Sorun orta yerde duruyor. Acı çekmeye, çocuklarımızı yitirmeye devam ediyoruz. Çözüm süreci deneyimini yeni baştan düşünmeliyiz. Evet çözüm süreci amacına ulaşamadı. Amacına ulaşamadığı için bugün hemen herkes “Yanlıştı” demeyi doğal sayıyor. Defter kapatılıyor. Ben tersini iddia ediyorum: Çözüm süreci doğruydu. Belki de ilk kez devlet bu meseleyi görüşerek çözmek konusunda bu kadar cesur davrandı.
Risk alındı, müzakere yoluyla terör örgütü PKK’ya silahları bıraktırabilmek için eller taşın altına kondu. Çözüm sürecinin lehinde olan dört etken şunlardı: 1. AK Parti’nin yönetim kademeleri büyük ölçüde çözüme yatkındı. 2. Toplumun yüzde 70’ine yakını da destek veriyordu. 3. HDP’nin de ezici çoğunluğu ve bu partiye oy veren seçmenlerin yüzde 100’e yakını silahların sustuğu bir son bekliyordu. 4. Avrupa Birliği de çözümü olumlu karşılıyordu. Aleyhteki etkenlere bakarsak: 1. Ana muhalefet partisi CHP, PKK ile diyalog çözümünü mümkün görmüyordu.

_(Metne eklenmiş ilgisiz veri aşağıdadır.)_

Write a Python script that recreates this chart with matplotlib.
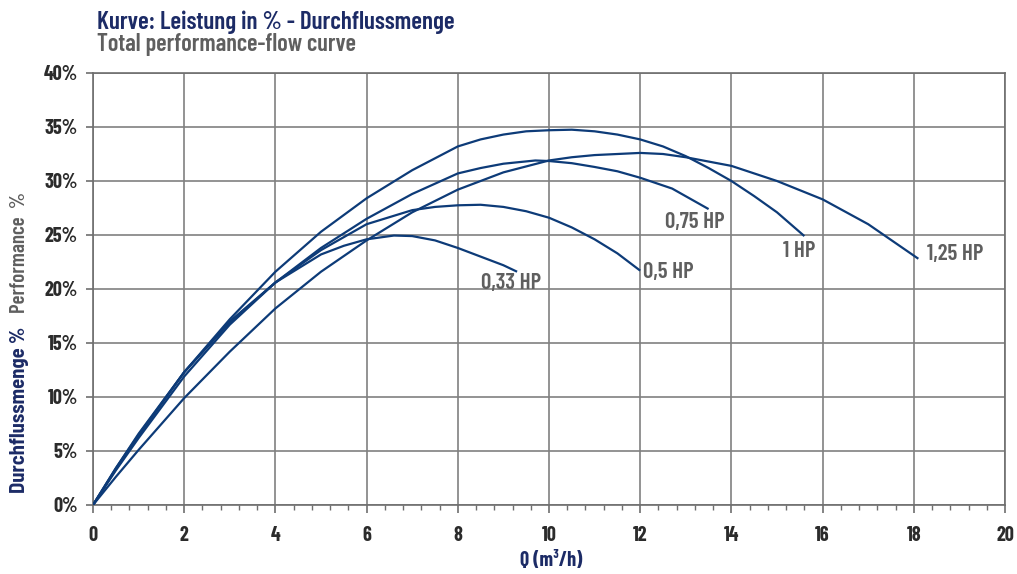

“PKK ile müzakere yapılmaz” diyerek, sorunu Meclis’e taşımayı önerdiler. AK Parti yönetimi CHP’yi ikna etmek ve sürece katmak konusunda istekli davranmadı. 2. MHP çok sert bir dille çözümün karşısındaydı. 3. O dönemde ordu, yargı ve polis içinde güçlü olan FETÖ de çözüme karşıydı. Eğer barış ortamı oluşursa, devlet içindeki kumpas ve manipülasyonlar zorlaşacaktı. Dış etkenlere gelirsek: ABD, IŞİD tehdidine karşı Suriye’de YPG ile yakın temas halindeydi. Bu yüzden Türkiye ile ABD arasında Suriye konusunda ciddi bir gerilim oluşmuştu.
PKK, Suriye’de Türkiye ile değil, bölgesel özerklik ihtimaline karşı ABD ile işbirliğini tercih etmişti. Bu yüzden Türkiye ile çözümü tehlikeye atmak yolunu seçti. Çözüm konusunda gönüllü olmayan PKK tetiği çekti. Türkiye’de devlet içinde çözüm karşıtı güçler kenarda bekliyordu. Hemen harekete geçtiler. Çatışma yaygınlaştı. Güneydoğu yandı bitti kül oldu. AK Parti bu ortamda MHP’yle işbirliğine karar verdi.
Böyle olmak zorunda mıydı?
Bunlar olmak zorunda mıydı? Bence değildi. AK Parti liderliği CHP’yi sürece katmak konusunda daha işbirliğine yatkın bir yol izleyebilirdi. CHP desteği olmadan bu meselenin çözüme yönelmesi mümkün değildi. Bunu Akil İnsanlar toplantısında defalarca dile getirdik. CHP de çözümün Türkiye’ye kazandıracağı siyasi ve ekonomik faydaları yeterince hesaplayamadı.
Türkiye’nin tüm kaderini değiştirebilecek olan ‘çözüm’, ancak ortak bir kararla mümkün olabilirdi. Herkes kazanacaktı, demokrasi kazanacaktı. CHP’liler “Biz de bir tarafından tutarsak bir barış ortamı oluşabilir” diye düşünebilirlerdi. PKK, Türkiye ile düşmanlaşmanın ve çatışmanın uzun vadede doğurabileceği sonuçları, ABD’ye güvenerek bir çatışma ortamı yaratmanın yol açabileceği maliyeti hesaplayabilirdi.
Ezcümle, çözüm süreci bazı eksik ve fazlalarına rağmen doğru bir karardı. Belki aktörler bunu anlamadılar, belki hazır değillerdi. Çatışma yerine diyalog, ölüm yerine yaşamı seçmenin bir yolunu bulmalıyız.